The other night while eating dinner, my daughter came over to me and said, "Mommy". tap tap tap "Mommy". tap tap tap "Mommy". tap tap tap....
All while I was trying to listen to the conversation that Stephen was having with his parents, Julian was babbling about something, and Schroeder was whining about eating his dinner. After the forth "Mommy", I turned to her and yelled, "STOP SAYING MY NAME!"

Everyone in the room fell silent. I expect to get some sympathy from all of you moms out there who have heard that word one too many times in a given day. D'arcy fell quiet, and I reminded her that she should say my name once and then wait patiently for me to turn my attention to her. We've been over this. She apologized.

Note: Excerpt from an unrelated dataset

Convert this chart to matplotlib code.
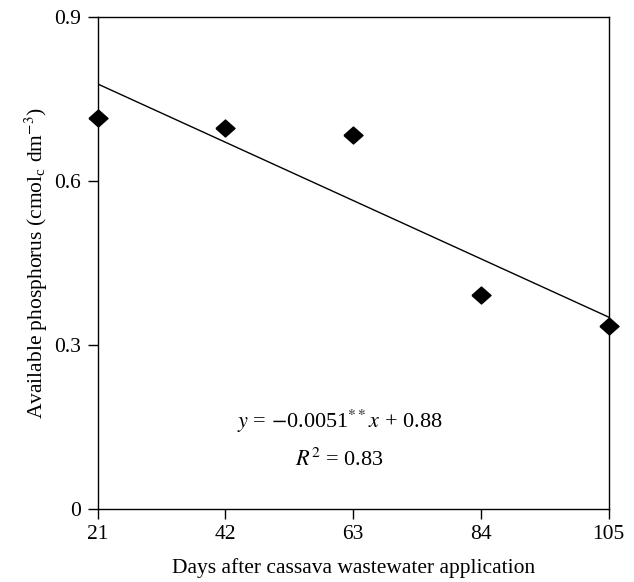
import matplotlib
matplotlib.use("Agg")
import matplotlib.pyplot as plt
import numpy as np

# data
days = [21, 42, 63, 84, 105]
phosphorus = [0.716, 0.697, 0.684, 0.391, 0.335]
y_ticks = [0, 0.3, 0.6, 0.9]
y_labels = ['0', '0.3', '0.6', '0.9']

plt.rcParams['font.family'] = ['Liberation Serif', 'DejaVu Serif']
plt.rcParams['mathtext.fontset'] = 'stix'

fig = plt.figure(figsize=(6.34, 5.82), dpi=100)
ax = fig.add_axes([0.154, 0.126, 0.806, 0.844])

# regression line from the data
coef = np.polyfit(days, phosphorus, 1)
xl = np.array([days[0], days[-1]])
ax.plot(xl, np.polyval(coef, xl), color='black', linewidth=1)

diamond = [(-1, 0), (0, 0.89), (1, 0), (0, -0.89), (-1, 0)]
ax.plot(days, phosphorus, linestyle='none', marker=diamond, markersize=13.7,
        color='black', clip_on=False, zorder=3)

ax.set_xlim(21, 105)
ax.set_ylim(0, 0.9)
ax.set_xticks(days)
ax.set_xticklabels([str(d) for d in days])
ax.set_yticks(y_ticks)
ax.set_yticklabels(y_labels)
ax.tick_params(direction='out', length=7, width=1, labelsize=15.5, pad=5)
for s in ax.spines.values():
    s.set_linewidth(1)

ax.set_xlabel('Days after cassava wastewater application', fontsize=15.5, labelpad=10)
ax.set_ylabel(r'Available phosphorus (cmol$_\mathregular{c}$ dm$^{-3}$)', fontsize=15.5, labelpad=3)

ax.text(60.8, 0.160, r'$y$ = $-$0.0051$^{**}$$x$ + 0.88', ha='center', va='center', fontsize=16)
ax.text(60.8, 0.090, r'$R^2$ = 0.83', ha='center', va='center', fontsize=16)

fig.savefig('out.png', dpi=100)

Later that night, I felt sad that I had spoken to her that way. I went upstairs to take one last look at my sleeping kids. It's easy to enjoy them when they are asleep. Their angelic side is so easily found when they are lying still. I gave D'arcy's still chubby cheeks a kiss.

When she came into our room the next morning, the first thing I did was apologize. D'arcy's beauty is so apparent every time I apologize because she is so quick to forgive. She gave me a hug, and I realized how easy it was to connect to my kids. It simply takes an I love you or an I'm sorry.

So that's my game plan for being a mommy of four. I'm going to try to keep track of four "molding agendas", try to execute them with a minimal amount of yelling, try to steal a moment to let them know I enjoy them (messy face and all), and throw in an I'm sorry when I inevitably screw up. Check in with me in twenty years to see how it works out.